O governo [do ex-primeiro-ministro José María Aznar] tratava a mim e a todos os músicos de Radio Bemba como terroristas. Era uma atitude totalmente política, para desacreditar todos os que não pensavam como eles.
Também tenho muitos problemas na Itália do [premiê Silvio] Berlusconi. Cada vez que vou tocar na Itália, há muita pressão policial em torno dos meus shows e uma intenção declarada do governo de dizer, através da imprensa, que meus shows e meu público são negativos para o país.
A política na Europa tem interferido demasiadamente na cultura, desacreditando uns e valorizando outros que não valem nada. Porém quanto mais os governos fazem isso, mais temos de fazer nossas vozes serem ouvidas.

Folha - O Fórum Cultural Mundial pretende discutir os modos de produção e de circulação da cultura. Qual é, na sua opinião, o principal aspecto desse tema?
Chao -
Estamos vivendo um momento muito interessante na música, por exemplo, com uma revolução decorrente dos problemas enfrentados pelas gravadoras, que tinham todo o mercado para elas.
Agora, está tudo mudando. Chegou a internet e uma pirataria cada dia mais forte. As grandes gravadoras estão perdidas, sem saber como reagir diante dessas novidades. O problema básico continua sendo o mesmo -não é como produzir música, mas como distribuí-la, como fazê-la chegar até as pessoas.

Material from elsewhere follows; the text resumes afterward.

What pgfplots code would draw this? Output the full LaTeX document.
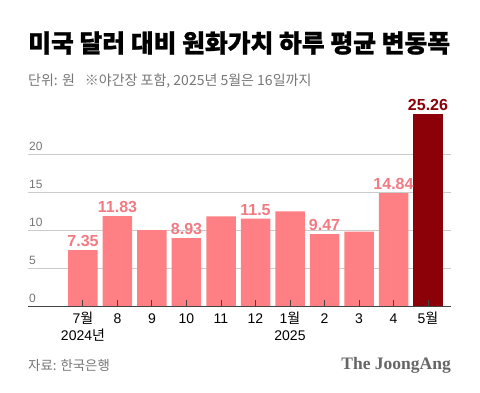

A internet fez algo extraordinário, porque permite que qualquer cara da periferia possa fazer sua música chegar ao mundo inteiro. A questão é saber como esse cara pode ganhar a vida assim. A discussão é quem vai controlar a internet. As gravadoras estão tentando desesperadamente conseguir isso, para reservar o mercado para si. Mas penso que elas dançaram. É tarde demais.